Hypoxia occurs when oxygen levels plummet to the point of being close to zero. The 2017 Bocas del Toro event, though, was especially devastating for two reasons — how low oxygen levels dropped and how it impacted not just deeper depths, but shallower waters, as well. These factors led to two separate stories unfolding on the reef — one of death, another of resilience.
Corals at deeper depths, about 30 to 60 feet, all died. Half of the corals in shallower water also died. The corals that survived present researchers with questions that future work may be able to answer, including what sort of adaptations helped them withstand these stressful, traumatic events.
Meanwhile, the microbes living on the reef seemed to play a game of hide and seek. During the event, the team conducted water quality monitoring at more than 80 sites. When oxygen levels were lowest, the microbe community shifted and changed. Microbes not usually detected in the water when oxygen levels were normal were suddenly showing up. A month after the hypoxia event ended, those microbes returned to normal.
While there are still many unknowns, the researchers stress the importance of including deoxygenation into the overall picture when considering the threats against corals and other marine ecosystems.
“There’s still a lot we don’t know, but what we do know is that it’s important to begin to look at both deoxygenation and what these microbial communities are doing, so we can maybe use them as an indicator to predict when these hypoxia events begin and end,” Wied said. “It’s very clear they play a role, since they are coming and going with the changing oxygen levels.”

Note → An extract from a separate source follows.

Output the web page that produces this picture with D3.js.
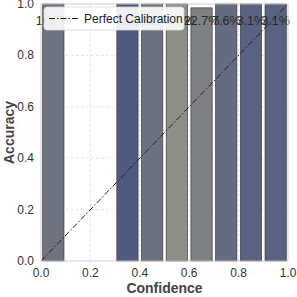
<!DOCTYPE html>
<html>
<head>
<meta charset="utf-8">
<script src="https://cdn.jsdelivr.net/npm/d3@7"></script>
<style>
  body { margin: 0; background: #fff; }
  svg { display: block; font-family: "Liberation Sans", Arial, sans-serif; }
</style>
</head>
<body>
<div id="chart"></div>
<script>
// bins of the reliability diagram (left edges), accuracy per bin, share of samples
const binStarts = [0.0, 0.3, 0.4, 0.5, 0.6, 0.7, 0.8, 0.9];
const accuracy  = [1.0, 1.0, 1.0, 1.0, 0.985, 1.0, 1.0, 1.0];
const shares    = ["16.7%", "4.5%", "12.1%", "30.3%", "22.7%", "7.6%", "3.1%", "3.1%"];
const barColors = ["#6f7380", "#4f5a7e", "#6c717f", "#8e8e88", "#7f8083", "#656b80", "#5a6282", "#5a6282"];
const ticks = [0, 0.2, 0.4, 0.6, 0.8, 1.0];

const W = 297, H = 297;
const margin = {top: 4, right: 9, bottom: 36, left: 41};
const iw = W - margin.left - margin.right;
const ih = H - margin.top - margin.bottom;

const svg = d3.select("#chart").append("svg").attr("width", W).attr("height", H);
const g = svg.append("g").attr("transform", `translate(${margin.left},${margin.top})`);

const x = d3.scaleLinear().domain([0, 1]).range([0, iw]);
const y = d3.scaleLinear().domain([0, 1]).range([ih, 0]);

// dashed grid behind everything
g.append("g").selectAll("line.gx")
  .data(ticks.slice(1, -1)).enter().append("line")
  .attr("x1", d => x(d)).attr("x2", d => x(d)).attr("y1", 0).attr("y2", ih)
  .attr("stroke", "#dedede").attr("stroke-width", 0.8).attr("stroke-dasharray", "3,2");
g.append("g").selectAll("line.gy")
  .data(ticks.slice(1, -1)).enter().append("line")
  .attr("y1", d => y(d)).attr("y2", d => y(d)).attr("x1", 0).attr("x2", iw)
  .attr("stroke", "#dedede").attr("stroke-width", 0.8).attr("stroke-dasharray", "3,2");

// bars, centred in each 0.1 bin
const bw = 0.086;
const bars = binStarts.map((b, i) => ({c: b + 0.05, acc: accuracy[i], label: shares[i], color: barColors[i]}));

g.selectAll("rect.bar")
  .data(bars).enter().append("rect")
  .attr("x", d => x(d.c - bw / 2))
  .attr("width", x(bw) - x(0))
  .attr("y", d => y(d.acc))
  .attr("height", d => y(0) - y(d.acc))
  .attr("fill", d => d.color)
  .attr("stroke", "#3c3c44").attr("stroke-width", 0.7);

// percentage labels (they overlap in the original too)
g.selectAll("text.pct")
  .data(bars).enter().append("text")
  .attr("x", d => x(d.c))
  .attr("y", y(0.918))
  .attr("text-anchor", "middle")
  .attr("font-size", 12.5)
  .attr("fill", "#2a2a2a")
  .text(d => d.label);

// perfect calibration diagonal
g.append("line")
  .attr("x1", x(0)).attr("y1", y(0)).attr("x2", x(1)).attr("y2", y(1))
  .attr("stroke", "#222").attr("stroke-width", 1)
  .attr("stroke-dasharray", "6,2,1.5,2");

// frame
g.append("rect").attr("width", iw).attr("height", ih)
  .attr("fill", "none").attr("stroke", "#cfcfcf").attr("stroke-width", 1);

// ticks
g.append("g").selectAll("text")
  .data(ticks).enter().append("text")
  .attr("x", d => x(d)).attr("y", ih + 16)
  .attr("text-anchor", "middle").attr("font-size", 12).attr("fill", "#333")
  .text(d3.format(".1f"));
g.append("g").selectAll("text")
  .data(ticks).enter().append("text")
  .attr("x", -7).attr("y", d => y(d) + 4)
  .attr("text-anchor", "end").attr("font-size", 12).attr("fill", "#333")
  .text(d3.format(".1f"));

// axis titles
svg.append("text")
  .attr("x", margin.left + iw / 2).attr("y", H - 4)
  .attr("text-anchor", "middle").attr("font-size", 14).attr("font-weight", "bold").attr("fill", "#444")
  .text("Confidence");
svg.append("text")
  .attr("transform", `translate(14,${margin.top + ih / 2}) rotate(-90)`)
  .attr("text-anchor", "middle").attr("font-size", 14).attr("font-weight", "bold").attr("fill", "#444")
  .text("Accuracy");

// legend
const lg = g.append("g").attr("transform", "translate(3,3)");
lg.append("rect").attr("width", 140).attr("height", 23).attr("rx", 3)
  .attr("fill", "#fff").attr("fill-opacity", 0.9).attr("stroke", "#d8d8d8").attr("stroke-width", 0.8);
lg.append("line").attr("x1", 5).attr("x2", 34).attr("y1", 11.5).attr("y2", 11.5)
  .attr("stroke", "#222").attr("stroke-width", 1).attr("stroke-dasharray", "6,2,1.5,2");
lg.append("text").attr("x", 40).attr("y", 15.5).attr("font-size", 12).attr("fill", "#222")
  .text("Perfect Calibration");
</script>
</body>
</html>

Currently, there’s very little research on how hypoxic events impact tropical habitats, but this study provides some of the first clues to begin to uncover that important question — perhaps even more urgent, since deoxygenation events are expected to become more and more common due to the impacts of the climate crisis.
Researchers hope to continue their work in Bocas del Toro, since it’s an ideal study site. The mainland coastline is primarily farmland. There isn’t adequate waste management. The water quality isn’t great and the reefs aren’t pristine. And this what makes it the most realistic, perfect example of what the future may hold for other places.